-- COLLECTED DATA --
──────────

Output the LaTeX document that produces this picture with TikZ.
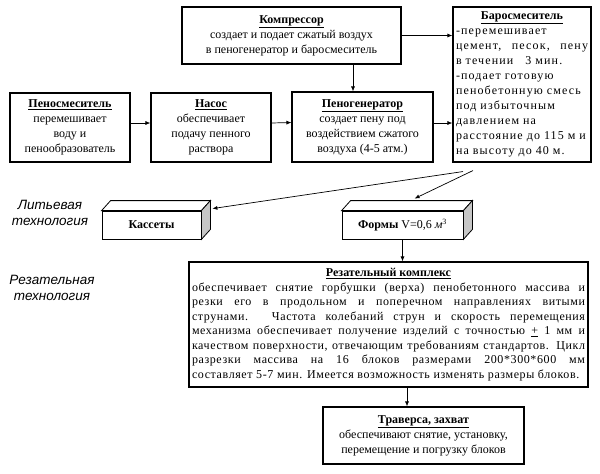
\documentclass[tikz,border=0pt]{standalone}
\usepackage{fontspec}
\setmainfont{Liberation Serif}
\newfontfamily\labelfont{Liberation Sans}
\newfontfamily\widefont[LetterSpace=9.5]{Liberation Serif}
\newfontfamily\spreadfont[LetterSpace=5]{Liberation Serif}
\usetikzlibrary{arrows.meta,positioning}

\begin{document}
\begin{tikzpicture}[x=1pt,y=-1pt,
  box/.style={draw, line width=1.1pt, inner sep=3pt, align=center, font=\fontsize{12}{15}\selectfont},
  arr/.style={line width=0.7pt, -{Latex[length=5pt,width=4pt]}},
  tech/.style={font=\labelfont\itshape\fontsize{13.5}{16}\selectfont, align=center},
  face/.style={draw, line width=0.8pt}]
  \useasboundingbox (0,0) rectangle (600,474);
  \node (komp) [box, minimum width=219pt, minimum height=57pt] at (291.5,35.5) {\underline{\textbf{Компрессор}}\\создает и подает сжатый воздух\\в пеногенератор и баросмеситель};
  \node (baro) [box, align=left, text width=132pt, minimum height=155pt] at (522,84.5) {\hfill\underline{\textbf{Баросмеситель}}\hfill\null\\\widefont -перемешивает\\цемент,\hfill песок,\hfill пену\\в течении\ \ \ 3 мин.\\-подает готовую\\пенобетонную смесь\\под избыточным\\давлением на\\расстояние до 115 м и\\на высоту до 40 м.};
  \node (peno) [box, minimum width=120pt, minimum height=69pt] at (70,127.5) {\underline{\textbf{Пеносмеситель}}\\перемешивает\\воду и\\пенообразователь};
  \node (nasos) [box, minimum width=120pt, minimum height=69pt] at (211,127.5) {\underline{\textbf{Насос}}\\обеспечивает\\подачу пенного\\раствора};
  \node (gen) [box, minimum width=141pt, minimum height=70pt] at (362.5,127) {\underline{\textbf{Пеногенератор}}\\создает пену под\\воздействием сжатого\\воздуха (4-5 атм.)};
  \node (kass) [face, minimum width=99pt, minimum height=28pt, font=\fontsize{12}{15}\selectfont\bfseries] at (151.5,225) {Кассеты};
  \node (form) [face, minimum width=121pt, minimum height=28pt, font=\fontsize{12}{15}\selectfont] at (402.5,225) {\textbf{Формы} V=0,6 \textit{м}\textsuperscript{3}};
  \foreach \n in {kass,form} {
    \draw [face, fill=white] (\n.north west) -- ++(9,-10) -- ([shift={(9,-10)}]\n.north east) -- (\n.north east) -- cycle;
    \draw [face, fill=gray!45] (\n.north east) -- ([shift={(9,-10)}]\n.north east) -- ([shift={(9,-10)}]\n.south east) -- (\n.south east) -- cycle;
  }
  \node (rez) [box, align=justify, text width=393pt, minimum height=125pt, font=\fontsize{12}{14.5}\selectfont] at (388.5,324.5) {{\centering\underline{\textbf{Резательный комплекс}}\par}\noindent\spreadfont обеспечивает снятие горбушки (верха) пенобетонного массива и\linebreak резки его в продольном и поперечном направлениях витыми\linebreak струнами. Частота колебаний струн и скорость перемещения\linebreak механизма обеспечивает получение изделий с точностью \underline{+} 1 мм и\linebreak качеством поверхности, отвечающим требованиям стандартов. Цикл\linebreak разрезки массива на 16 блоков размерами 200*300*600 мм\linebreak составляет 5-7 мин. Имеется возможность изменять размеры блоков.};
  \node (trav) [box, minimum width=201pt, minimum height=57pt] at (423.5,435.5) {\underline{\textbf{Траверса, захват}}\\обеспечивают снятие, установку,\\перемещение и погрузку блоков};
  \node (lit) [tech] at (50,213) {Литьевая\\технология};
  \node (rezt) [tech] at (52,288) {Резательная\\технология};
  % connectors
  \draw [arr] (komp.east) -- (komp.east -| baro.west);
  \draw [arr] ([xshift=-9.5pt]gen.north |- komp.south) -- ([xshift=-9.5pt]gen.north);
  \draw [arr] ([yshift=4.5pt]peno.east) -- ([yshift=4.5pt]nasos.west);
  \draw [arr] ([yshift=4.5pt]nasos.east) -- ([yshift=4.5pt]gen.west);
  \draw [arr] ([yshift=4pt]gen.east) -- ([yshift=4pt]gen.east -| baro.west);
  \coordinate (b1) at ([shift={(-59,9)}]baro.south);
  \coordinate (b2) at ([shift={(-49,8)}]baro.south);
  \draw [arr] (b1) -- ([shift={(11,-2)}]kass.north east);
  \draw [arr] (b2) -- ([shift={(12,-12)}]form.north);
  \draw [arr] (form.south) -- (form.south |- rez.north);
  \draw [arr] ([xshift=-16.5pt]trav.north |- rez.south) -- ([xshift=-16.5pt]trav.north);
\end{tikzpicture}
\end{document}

──────────

-- DESCRIPTION OF THE TASK --
Output a faithful copy of the data, with each picture left out.

-- COMPLETE RESPONSE --
Output the LaTeX document that produces this picture with TikZ.
\documentclass[tikz,border=0pt]{standalone}
\usepackage{fontspec}
\setmainfont{Liberation Serif}
\newfontfamily\labelfont{Liberation Sans}
\newfontfamily\widefont[LetterSpace=9.5]{Liberation Serif}
\newfontfamily\spreadfont[LetterSpace=5]{Liberation Serif}
\usetikzlibrary{arrows.meta,positioning}

\begin{document}
\begin{tikzpicture}[x=1pt,y=-1pt,
  box/.style={draw, line width=1.1pt, inner sep=3pt, align=center, font=\fontsize{12}{15}\selectfont},
  arr/.style={line width=0.7pt, -{Latex[length=5pt,width=4pt]}},
  tech/.style={font=\labelfont\itshape\fontsize{13.5}{16}\selectfont, align=center},
  face/.style={draw, line width=0.8pt}]
  \useasboundingbox (0,0) rectangle (600,474);
  \node (komp) [box, minimum width=219pt, minimum height=57pt] at (291.5,35.5) {\underline{\textbf{Компрессор}}\\создает и подает сжатый воздух\\в пеногенератор и баросмеситель};
  \node (baro) [box, align=left, text width=132pt, minimum height=155pt] at (522,84.5) {\hfill\underline{\textbf{Баросмеситель}}\hfill\null\\\widefont -перемешивает\\цемент,\hfill песок,\hfill пену\\в течении\ \ \ 3 мин.\\-подает готовую\\пенобетонную смесь\\под избыточным\\давлением на\\расстояние до 115 м и\\на высоту до 40 м.};
  \node (peno) [box, minimum width=120pt, minimum height=69pt] at (70,127.5) {\underline{\textbf{Пеносмеситель}}\\перемешивает\\воду и\\пенообразователь};
  \node (nasos) [box, minimum width=120pt, minimum height=69pt] at (211,127.5) {\underline{\textbf{Насос}}\\обеспечивает\\подачу пенного\\раствора};
  \node (gen) [box, minimum width=141pt, minimum height=70pt] at (362.5,127) {\underline{\textbf{Пеногенератор}}\\создает пену под\\воздействием сжатого\\воздуха (4-5 атм.)};
  \node (kass) [face, minimum width=99pt, minimum height=28pt, font=\fontsize{12}{15}\selectfont\bfseries] at (151.5,225) {Кассеты};
  \node (form) [face, minimum width=121pt, minimum height=28pt, font=\fontsize{12}{15}\selectfont] at (402.5,225) {\textbf{Формы} V=0,6 \textit{м}\textsuperscript{3}};
  \foreach \n in {kass,form} {
    \draw [face, fill=white] (\n.north west) -- ++(9,-10) -- ([shift={(9,-10)}]\n.north east) -- (\n.north east) -- cycle;
    \draw [face, fill=gray!45] (\n.north east) -- ([shift={(9,-10)}]\n.north east) -- ([shift={(9,-10)}]\n.south east) -- (\n.south east) -- cycle;
  }
  \node (rez) [box, align=justify, text width=393pt, minimum height=125pt, font=\fontsize{12}{14.5}\selectfont] at (388.5,324.5) {{\centering\underline{\textbf{Резательный комплекс}}\par}\noindent\spreadfont обеспечивает снятие горбушки (верха) пенобетонного массива и\linebreak резки его в продольном и поперечном направлениях витыми\linebreak струнами. Частота колебаний струн и скорость перемещения\linebreak механизма обеспечивает получение изделий с точностью \underline{+} 1 мм и\linebreak качеством поверхности, отвечающим требованиям стандартов. Цикл\linebreak разрезки массива на 16 блоков размерами 200*300*600 мм\linebreak составляет 5-7 мин. Имеется возможность изменять размеры блоков.};
  \node (trav) [box, minimum width=201pt, minimum height=57pt] at (423.5,435.5) {\underline{\textbf{Траверса, захват}}\\обеспечивают снятие, установку,\\перемещение и погрузку блоков};
  \node (lit) [tech] at (50,213) {Литьевая\\технология};
  \node (rezt) [tech] at (52,288) {Резательная\\технология};
  % connectors
  \draw [arr] (komp.east) -- (komp.east -| baro.west);
  \draw [arr] ([xshift=-9.5pt]gen.north |- komp.south) -- ([xshift=-9.5pt]gen.north);
  \draw [arr] ([yshift=4.5pt]peno.east) -- ([yshift=4.5pt]nasos.west);
  \draw [arr] ([yshift=4.5pt]nasos.east) -- ([yshift=4.5pt]gen.west);
  \draw [arr] ([yshift=4pt]gen.east) -- ([yshift=4pt]gen.east -| baro.west);
  \coordinate (b1) at ([shift={(-59,9)}]baro.south);
  \coordinate (b2) at ([shift={(-49,8)}]baro.south);
  \draw [arr] (b1) -- ([shift={(11,-2)}]kass.north east);
  \draw [arr] (b2) -- ([shift={(12,-12)}]form.north);
  \draw [arr] (form.south) -- (form.south |- rez.north);
  \draw [arr] ([xshift=-16.5pt]trav.north |- rez.south) -- ([xshift=-16.5pt]trav.north);
\end{tikzpicture}
\end{document}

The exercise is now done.